As we covered in a previous article, 60% of tropical deforestation is driven by beef, soybean and palm oil production. We should not only look at where these foods are produced, but also where the consumer demand is coming from.
In the chart here we see the breakdown of deforestation emissions by product for each consumer country. The default is shown for Brazil, but you can explore the data for a range of countries using the “Change country” button.
We see very clearly that the large Brazilian footprint is driven by its domestic demand for beef. In China, the biggest driver is demand for ‘oilseeds’ – which is the combination of soy imported from Latin America and palm oil, imported from Indonesia and Malaysia.
Across the US and Europe the breakdown of products is more varied. But, overall, oilseeds and beef tend to top the list for most countries.
Bringing all of these elements together, we can focus on a few points that should help us prioritise our efforts to end deforestation. Firstly, international trade does play a role in deforestation – it’s responsible for almost one-third of emissions. By combining our earlier Sankey diagram, and breakdown of emissions by product, we can see that we can tackle a large share of these emissions through only a few key trade flows. Most traded emissions are embedded in soy and palm oil exports to China and India; and beef, soy and palm oil exports to Europe. The story of both soy and palm oil are complex – and it’s not obvious that eliminating these products will fix the problem. We therefore look at them both individually in more detail, to better understand what we can do about it.
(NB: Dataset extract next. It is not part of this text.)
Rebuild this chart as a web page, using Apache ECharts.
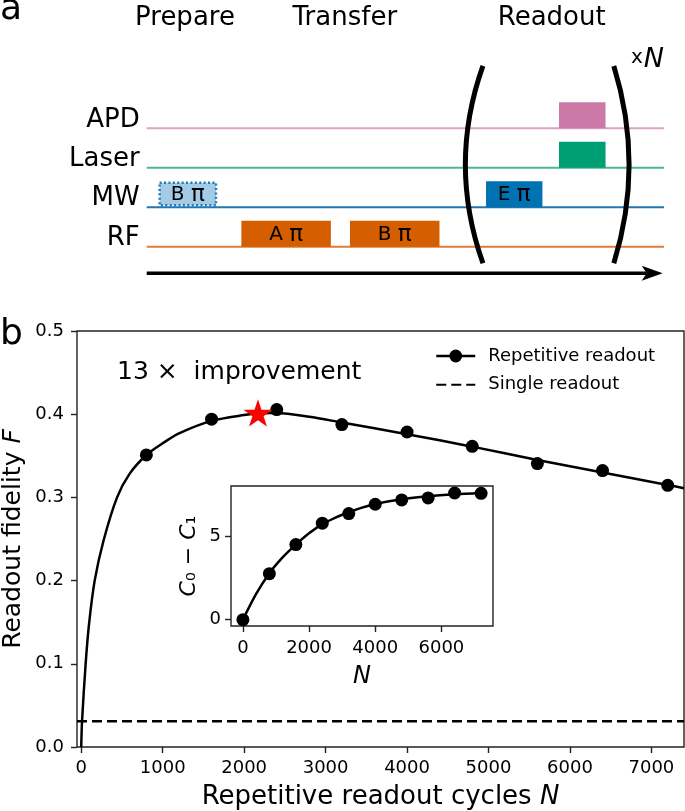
<!DOCTYPE html>
<html><head><meta charset="utf-8">
<script src="https://cdn.jsdelivr.net/npm/echarts@6/dist/echarts.min.js"></script>
<style>html,body{margin:0;padding:0;background:#fff}#c{width:685px;height:811px}</style>
</head><body><div id="c"></div>
<script>
const FONT = 'DejaVu Sans';
// ---------- panel b : main plot ----------
const repN = [800, 1600, 2400, 3200, 4000, 4800, 5600, 6400, 7200];
const repF = [0.351, 0.394, 0.4055, 0.3875, 0.3786, 0.3614, 0.3406, 0.3322, 0.3145];
const fitN = [0, 10, 54, 96, 165, 275, 440, 595, 800, 1000, 1200, 1600, 2000, 2200, 2400, 2800, 3200, 4000, 4800, 5600, 6400, 7200, 7400];
const fitF = [0, 0.031, 0.1, 0.148, 0.2, 0.2485, 0.3, 0.3286, 0.351, 0.365, 0.377, 0.392, 0.399, 0.401, 0.4015, 0.397, 0.39, 0.376, 0.361, 0.345, 0.33, 0.315, 0.311];
const bestN = [2170];
const bestF = [0.4015];
const singleF = 0.031;
const mainXRange = [-52, 7400];
const mainXTicks = [0, 1000, 2000, 3000, 4000, 5000, 6000, 7000];
// ---------- inset ----------
const insetN = [0, 800, 1600, 2400, 3200, 4000, 4800, 5600, 6400, 7200];
const insetC = [0, 2.77, 4.52, 5.81, 6.39, 6.95, 7.21, 7.33, 7.63, 7.61];
const insetFitN = [0, 400, 800, 1200, 1600, 2000, 2400, 2800, 3200, 3600, 4000, 4800, 5600, 6400, 7200];
const insetFitC = [0, 1.55, 2.8, 3.75, 4.52, 5.2, 5.75, 6.15, 6.47, 6.75, 6.97, 7.25, 7.43, 7.55, 7.63];
const insetXTicks = [0, 2000, 4000, 6000];
const insetYTicks = [0, 5];
// ---------- panel a : pulse sequence ----------
const channels = ['RF', 'MW', 'Laser', 'APD'];
const pulses = [
  {ch: 'MW', start: 2.5, end: 13.4, letter: 'B', kind: 'prep'},
  {ch: 'RF', start: 18.3, end: 35.6, letter: 'A'},
  {ch: 'RF', start: 39.3, end: 56.6, letter: 'B'},
  {ch: 'MW', start: 65.6, end: 76.5, letter: 'E'},
  {ch: 'Laser', start: 79.7, end: 88.7, letter: ''},
  {ch: 'APD', start: 79.7, end: 88.7, letter: ''}
];
const phases = ['Prepare', 'Transfer', 'Readout'];
const phaseX = [7.4, 38.3, 78.3];
const readoutBracket = [65.0, 90.3];
const repeatLabel = '{x|x}{n|N}';

const lineColor = {APD: '#dba2c8', Laser: '#4db793', MW: '#1f77b4', RF: '#e07b39'};
const pulseColor = {APD: '#cc79a7', Laser: '#009e73', MW: '#0072b2', RF: '#d55e00'};

const xy = (xs, ys) => xs.map((x, i) => [x, ys[i]]);
const AX = '#222';
const tickStyle = {lineStyle: {color: AX, width: 1.4}, length: 6, inside: false};
const noLine = {show: false, onZero: false};
const plain = v => String(v);

function renderBaseline(params, api) {
  const i = params.dataIndex;
  const a = api.coord([0, i]), b = api.coord([100, i]);
  return {type: 'line', shape: {x1: a[0], y1: a[1], x2: b[0], y2: b[1]},
    style: {stroke: lineColor[channels[i]], lineWidth: 2}};
}
function renderPulse(params, api) {
  const p = pulses[params.dataIndex];
  const ci = channels.indexOf(p.ch);
  const prep = p.kind === 'prep';
  const a = api.coord([p.start, ci + (prep ? 0.05 : 0)]);
  const b = api.coord([p.end, ci + (prep ? 0.62 : 0.66)]);
  const r = {x: a[0], y: b[1], width: b[0] - a[0], height: a[1] - b[1]};
  const children = [{type: 'rect', shape: r,
    style: prep ? {fill: '#a3cbe6', stroke: '#1f77b4', lineWidth: 2.4, lineDash: [2, 2.4]} : {fill: pulseColor[p.ch]}}];
  if (p.letter) children.push({type: 'text', style: {text: p.letter + ' {p|π}', x: r.x + r.width / 2, y: r.y + r.height / 2 + 1,
    align: 'center', verticalAlign: 'middle', fontSize: 20, fontFamily: FONT, fill: '#000',
    rich: {p: {fontSize: 23, fontFamily: FONT, fill: '#000'}}}});
  return {type: 'group', children};
}
function renderAnnot(params, api) {
  const ch = [];
  phases.forEach((t, i) => {
    const p = api.coord([phaseX[i], 5.8]);
    ch.push({type: 'text', style: {text: t, x: p[0], y: p[1], align: 'center', verticalAlign: 'middle',
      fontSize: 26, fontFamily: FONT, fill: '#000'}});
  });
  const top = 4.58, bot = -0.42, mid = (top + bot) / 2;
  const L = readoutBracket[0], R = readoutBracket[1];
  const lt = api.coord([L, top]), lb = api.coord([L, bot]), lc = api.coord([L - 6.8, mid]);
  const rt = api.coord([R, top]), rb = api.coord([R, bot]), rc = api.coord([R + 5.9, mid]);
  ch.push({type: 'bezierCurve', shape: {x1: lt[0], y1: lt[1], x2: lb[0], y2: lb[1], cpx1: lc[0], cpy1: lc[1]},
    style: {stroke: '#000', lineWidth: 5, fill: null}});
  ch.push({type: 'bezierCurve', shape: {x1: rt[0], y1: rt[1], x2: rb[0], y2: rb[1], cpx1: rc[0], cpy1: rc[1]},
    style: {stroke: '#000', lineWidth: 5, fill: null}});
  const xn = api.coord([93.6, 4.72]);
  ch.push({type: 'text', style: {text: repeatLabel, x: xn[0], y: xn[1], align: 'left', verticalAlign: 'middle',
    fontFamily: FONT, fill: '#000',
    rich: {x: {fontSize: 20, fontFamily: FONT, padding: [0, 1, 6, 0]}, n: {fontSize: 27, fontStyle: 'italic', fontFamily: FONT}}}});
  const a0 = api.coord([0, -0.675]), a1 = api.coord([99.75, -0.675]);
  ch.push({type: 'line', shape: {x1: a0[0], y1: a0[1], x2: a1[0] - 16, y2: a1[1]}, style: {stroke: '#000', lineWidth: 3.5}});
  ch.push({type: 'polygon', shape: {points: [[a1[0], a1[1]], [a1[0] - 21, a1[1] - 7.5], [a1[0] - 16, a1[1]], [a1[0] - 21, a1[1] + 7.5]]},
    style: {fill: '#000'}});
  return {type: 'group', children: ch};
}

const starPath = 'path://M50,0 L61.8,35.1 L98.9,35.1 L68.8,56.8 L80.2,91.9 L50,70.2 L19.8,91.9 L31.2,56.8 L1.1,35.1 L38.2,35.1 Z';

const chart = echarts.init(document.getElementById('c'), null, {renderer: 'canvas'});
chart.setOption({
  animation: false,
  backgroundColor: '#fff',
  textStyle: {fontFamily: FONT},
  grid: [
    {left: 77, top: 331, width: 607, height: 416, show: true, borderColor: AX, borderWidth: 1.4, backgroundColor: 'transparent', outerBoundsMode: 'none', containLabel: false},
    {left: 231, top: 486, width: 262, height: 140, show: true, borderColor: AX, borderWidth: 1.4, backgroundColor: '#fff', outerBoundsMode: 'none', containLabel: false},
    {left: 146.7, top: 128.3, width: 517.3, height: 118.4, show: false, outerBoundsMode: 'none', containLabel: false}
  ],
  xAxis: [
    {gridIndex: 0, type: 'value', min: mainXRange[0], max: mainXRange[1],
      axisLine: noLine, splitLine: {show: false},
      axisTick: Object.assign({customValues: mainXTicks}, tickStyle),
      axisLabel: {customValues: mainXTicks, fontSize: 18, color: '#000', margin: 12, formatter: plain},
      name: 'Repetitive readout cycles {i|N}', nameLocation: 'middle', nameGap: 37, nameMoveOverlap: false,
      nameTextStyle: {fontSize: 26, color: '#000', rich: {i: {fontStyle: 'italic', fontSize: 26, fontFamily: FONT}}}},
    {gridIndex: 1, type: 'value', min: -360, max: 7560,
      axisLine: noLine, splitLine: {show: false},
      axisTick: Object.assign({customValues: insetXTicks}, tickStyle),
      axisLabel: {customValues: insetXTicks, fontSize: 18, color: '#000', margin: 13, formatter: plain},
      name: '{i|N}', nameLocation: 'middle', nameGap: 39, nameMoveOverlap: false,
      nameTextStyle: {fontSize: 24, color: '#000', rich: {i: {fontStyle: 'italic', fontSize: 24, fontFamily: FONT}}}},
    {gridIndex: 2, type: 'value', min: 0, max: 100, show: false}
  ],
  yAxis: [
    {gridIndex: 0, type: 'value', min: 0, max: 0.5, interval: 0.1,
      axisLine: noLine, splitLine: {show: false}, axisTick: tickStyle,
      axisLabel: {fontSize: 18, color: '#000', margin: 13, formatter: v => v.toFixed(1)},
      name: 'Readout fidelity {i|F}', nameLocation: 'middle', nameGap: 51, nameMoveOverlap: false,
      nameTextStyle: {fontSize: 25, color: '#000', rich: {i: {fontStyle: 'italic', fontSize: 25, fontFamily: FONT}}}},
    {gridIndex: 1, type: 'value', min: -0.38, max: 8.05,
      axisLine: noLine, splitLine: {show: false},
      axisTick: Object.assign({customValues: insetYTicks}, tickStyle),
      axisLabel: {customValues: insetYTicks, fontSize: 18, color: '#000', margin: 10, formatter: plain},
      name: '{i|C}₀ − {i|C}₁', nameLocation: 'middle', nameGap: 31, nameMoveOverlap: false,
      nameTextStyle: {fontSize: 22, color: '#000', rich: {i: {fontStyle: 'italic', fontSize: 22, fontFamily: FONT}}}},
    {gridIndex: 2, type: 'value', min: 0, max: 3, interval: 1,
      axisLine: noLine, axisTick: {show: false}, splitLine: {show: false},
      axisLabel: {fontSize: 26, color: '#000', margin: 7, verticalAlign: 'bottom', lineHeight: 17,
        formatter: v => channels[v] || ''}}
  ],
  legend: {
    left: 435, top: 347, orient: 'vertical', padding: 0, itemWidth: 39, itemHeight: 16, itemGap: 10.7,
    selectedMode: false,
    textStyle: {fontFamily: FONT, fontSize: 18, color: '#000', padding: [0, 0, 0, 8]},
    data: [
      {name: 'Repetitive readout', lineStyle: {opacity: 1, width: 2.5, color: '#000', type: 'solid'}},
      {name: 'Single readout', itemStyle: {opacity: 0}}
    ]
  },
  graphic: [
    {type: 'text', x: 0, y: 10, style: {text: 'a', fontSize: 36, fontFamily: FONT, fill: '#000', verticalAlign: 'middle'}},
    {type: 'text', x: 0, y: 335, style: {text: 'b', fontSize: 36, fontFamily: FONT, fill: '#000', verticalAlign: 'middle'}},
    {type: 'text', x: 117, y: 372, style: {text: '13 ×  improvement', fontSize: 25, fontFamily: FONT, fill: '#000', verticalAlign: 'middle'}}
  ],
  series: [
    {type: 'line', xAxisIndex: 0, yAxisIndex: 0, data: xy(fitN, fitF), smooth: 0.3,
      symbol: 'none', lineStyle: {color: '#000', width: 2.5}, z: 3},
    {name: 'Repetitive readout', type: 'line', xAxisIndex: 0, yAxisIndex: 0, data: xy(repN, repF),
      symbol: 'circle', symbolSize: 13, itemStyle: {color: '#000', opacity: 1}, lineStyle: {width: 0, opacity: 0}, z: 4},
    {name: 'Single readout', type: 'line', xAxisIndex: 0, yAxisIndex: 0, data: [[mainXRange[0], singleF], [mainXRange[1], singleF]],
      symbol: 'none', lineStyle: {color: '#000', width: 2.5, type: [10, 5]}, z: 3},
    {type: 'scatter', xAxisIndex: 0, yAxisIndex: 0, data: xy(bestN, bestF), symbol: starPath, symbolKeepAspect: true,
      symbolSize: 29, itemStyle: {color: '#ff0000', opacity: 1}, z: 5},
    {type: 'line', xAxisIndex: 1, yAxisIndex: 1, data: xy(insetFitN, insetFitC), smooth: 0.3,
      symbol: 'none', lineStyle: {color: '#000', width: 2.5}, z: 6},
    {type: 'scatter', xAxisIndex: 1, yAxisIndex: 1, data: xy(insetN, insetC), symbol: 'circle', symbolSize: 13,
      itemStyle: {color: '#000', opacity: 1}, z: 7},
    {type: 'custom', xAxisIndex: 2, yAxisIndex: 2, clip: false, data: channels.map((c, i) => [0, i]), renderItem: renderBaseline, z: 2},
    {type: 'custom', xAxisIndex: 2, yAxisIndex: 2, clip: false, data: pulses.map(p => [p.start, channels.indexOf(p.ch)]), renderItem: renderPulse, z: 3},
    {type: 'custom', xAxisIndex: 2, yAxisIndex: 2, clip: false, data: [[0, 0]], renderItem: renderAnnot, z: 4}
  ]
});
</script></body></html>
But international markets alone cannot fix this problem. Most tropical deforestation is driven by demand for products in domestic markets. Brazil’s emissions are high because Brazilians eat a lot of beef. Africa’s emissions are high because people are clearing forests to produce more food. This means interventions at the national-level will be key: this can include a range of solutions including policies such as Brazil’s soy moratorium, the REDD+ programme to compensate for the opportunity costs of preserving these forests, and improvements in agricultural productivity so countries can continue to produce more food on less land.